Dead Reckoning, continues the tradition, throwing Tom Cruise and his likeable crew of sidekicks into an adventure involving a sentient AI bent on world domination, which results in (among other things) a terrific car chase through the streets of Rome and an extended climax on the runaway Orient Express. Hayley Atwell joins the cast as a glamorous international thief, Simon Pegg reprises his role as the nervy but dependable Benjie, and Ving Rhames just sits around being Ving Rhames, which is fine by me. (Though if you know him only for being rumbly and avuncular in these films you should check out Scorsese’s Bringing Out The Dead - he’s amazing.) Rebecca Ferguson also returns as the enigmatic Isla Faust (and gets a tad short-changed by the script, I fear).
But - slightly worryingly - this time the plot seems to be striving for something a bit deeper than the previous instalments. There’s a lot of exposition - a LOT of exposition - but basically what it all boils down to is a sort of cyberpunk Lord of the Rings: everyone is after an all-powerful key which will grant access the rogue AI, but whichever side gets it will use it to try and control the thing: only Ethan Hunt is determined to destroy it. But lurking behind that there’s a hint of some kind of theological subtext - the key is literally a gold crucifix, and Hunt has several speeches where he asks people to give up all they have and follow him - in the most powerful of these, he’s framed against a window which makes the shape of a large cross behind his head.
It’s all weighty stuff, and I’m still not sure exactly what it was driving at. But who cares? I always knew what Tom Cruise was driving at as he steered his souped-up Fiat 500 down Roman alleyways or his motorbike off the top of mountains, because Chris McQuarrie stages action sequences with an eye for geography that puts most modern action directors to shame. There’s plenty of humour in those scenes too - the car chase in particular features some fine screwball comedy moments, while there’s something of Buster Keaton and Harold Lloyd about the train stuff. And in the quieter moments there are still a lot of great shots - I liked the one where Hayley Atwell’s face is seen reflected in the glass top of a policeman’s desk while he lays out all her fake passports on it.

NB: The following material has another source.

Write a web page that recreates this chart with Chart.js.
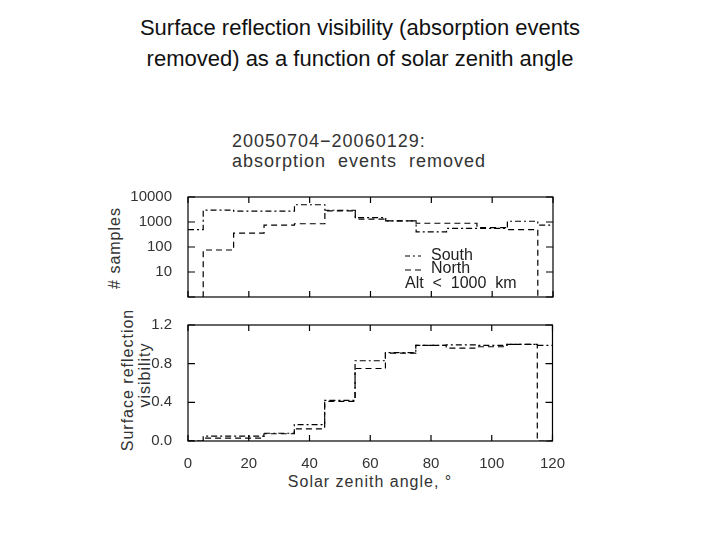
<!DOCTYPE html>
<html><head><meta charset="utf-8">
<script src="https://cdn.jsdelivr.net/npm/chart.js@4.4.0/dist/chart.umd.min.js"></script>
<style>
body{margin:0;width:720px;height:540px;background:#fff;position:relative;font-family:"Liberation Sans",Arial,sans-serif;overflow:hidden}
.t{position:absolute;white-space:nowrap;color:#111}
canvas{position:absolute}
</style></head><body>
<div class="t" style="left:0;width:720px;top:12px;text-align:center;font-size:22px;line-height:31px">Surface reflection visibility (absorption events<br>removed) as a function of solar zenith angle</div>
<div class="t" style="left:232px;top:131px;font-size:18px;line-height:20px;color:#333;letter-spacing:1px">20050704&minus;20060129:<br>absorption&nbsp; events&nbsp; removed</div>
<div class="t" style="left:115px;top:248px;font-size:16px;color:#333;transform:translate(-50%,-50%) rotate(-90deg);letter-spacing:1px"># samples</div>
<div class="t" style="left:128px;top:380px;font-size:16px;color:#333;transform:translate(-50%,-50%) rotate(-90deg);letter-spacing:1px">Surface reflection</div>
<div class="t" style="left:145px;top:375px;font-size:16px;color:#333;transform:translate(-50%,-50%) rotate(-90deg);letter-spacing:1px">visibility</div>
<div class="t" style="left:370px;top:482px;font-size:16px;color:#333;transform:translate(-50%,-50%);letter-spacing:1px">Solar zenith angle, &deg;</div>
<canvas id="c1" width="440" height="134" style="left:118px;top:180px;width:440px;height:134px"></canvas>
<canvas id="c2" width="453" height="163" style="left:118px;top:308px;width:453px;height:163px"></canvas>
<script>
const binEdges=[0,5,15,25,35,45,55,65,75,85,95,105,115,120];
const southCounts=[500,3000,2700,2700,4900,2950,1500,1100,400,560,560,1070,750];
const northCounts=[0.1,76,360,750,850,2800,1300,1100,890,890,600,500,0.1];
const southVis=[0.0,0.05,0.05,0.08,0.17,0.42,0.83,0.915,0.99,0.995,0.99,1.0,0.99];
const northVis=[0.0,0.03,0.03,0.075,0.125,0.41,0.75,0.91,0.99,0.96,0.975,1.0,0.0];
const xTicks=[0,20,40,60,80,100,120];
const countTicks=[1,10,100,1000,10000];
const visTicks=[0,0.2,0.4,0.6,0.8,1.0,1.2];

function steps(vals){const d=vals.map((v,i)=>({x:binEdges[i],y:v}));d.push({x:120,y:vals[vals.length-1]});return d;}
const font={family:"Liberation Sans",size:15};
const boxPlugin={id:'box',afterDraw(ch){const a=ch.chartArea,c=ch.ctx;c.save();c.strokeStyle='#000';c.lineWidth=1.2;c.strokeRect(a.left,a.top,a.right-a.left,a.bottom-a.top);
 const xs=ch.scales.x,ys=ch.scales.y;c.beginPath();
 xTicks.forEach(t=>{const p=xs.getPixelForValue(t);c.moveTo(p,a.bottom);c.lineTo(p,a.bottom-6);c.moveTo(p,a.top);c.lineTo(p,a.top+6);});
 ys.ticks.forEach(t=>{const p=ys.getPixelForValue(t.value);c.moveTo(a.left,p);c.lineTo(a.left+7,p);c.moveTo(a.right,p);c.lineTo(a.right-7,p);});
 c.stroke();
 if(ch.canvas.id==='c1'){c.fillStyle='#222';c.font='16px "Liberation Sans"';c.lineWidth=1;
  c.setLineDash([5,3,2,3]);c.beginPath();c.moveTo(287,76);c.lineTo(303,76);c.stroke();
  c.setLineDash([6,4]);c.beginPath();c.moveTo(287,90);c.lineTo(303,90);c.stroke();c.setLineDash([]);
  c.fillText('South',313,80);c.fillText('North',313,93);c.fillText('Alt  <  1000  km',287,108);}
 c.restore();}};
function mkDs(vals,dash){return {data:steps(vals),stepped:'before',borderColor:'#000',borderWidth:1.2,borderDash:dash,pointRadius:0,fill:false};}
const tickCol='#333';
new Chart(document.getElementById('c1'),{type:'line',
 data:{datasets:[mkDs(southCounts,[6,3,2,3]),mkDs(northCounts,[6,4])]},
 options:{animation:false,responsive:false,layout:{padding:{top:4,right:5,bottom:0}},plugins:{legend:{display:false},tooltip:{enabled:false}},
 scales:{x:{type:'linear',min:0,max:120,display:false},
  y:{type:'logarithmic',min:1,max:10000,afterBuildTicks:s=>{s.ticks=countTicks.map(v=>({value:v}));},afterFit:s=>{s.width=70;},
   grid:{display:false},border:{display:false},ticks:{color:tickCol,font,padding:8,callback:v=>v===1?'':String(v)}}}},
 plugins:[boxPlugin]});
new Chart(document.getElementById('c2'),{type:'line',
 data:{datasets:[mkDs(southVis,[6,3,2,3]),mkDs(northVis,[6,4])]},
 options:{animation:false,responsive:false,layout:{padding:{top:5,right:5,bottom:0}},plugins:{legend:{display:false},tooltip:{enabled:false}},
 scales:{x:{type:'linear',min:0,max:120,afterBuildTicks:s=>{s.ticks=xTicks.map(v=>({value:v}));},afterFit:s=>{s.height=30;},
   grid:{display:false},border:{display:false},ticks:{color:tickCol,font,padding:6}},
  y:{type:'linear',min:0,max:1.2,afterBuildTicks:s=>{s.ticks=visTicks.map(v=>({value:v}));},afterFit:s=>{s.width=70;},
   grid:{display:false},border:{display:false},ticks:{color:tickCol,font,padding:8,callback:v=>v.toFixed(1)}}}},
 plugins:[boxPlugin]});
</script></body></html>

And those are the bits that stick in my memory, while the plot is already fading, as the plots of all the other Missions Impossible have faded. I can’t for the life of me remember now in which of those films Ethan Hunt had to free climb up the Burj Khalifa, or burgle an underwater vault while holding his breath, or why those things seemed so nail-bitingly important in context. Pretty soon I won’t recall which one featured the Alpine motorbike jump, or Pom Klementieff gleefully demolishing fleets of Italian police cars in her APC. But I don’t mean that in a bad way at all. Forgettability is a positive thing in a certain type of lightweight film, because it makes them endlessly re-watchable.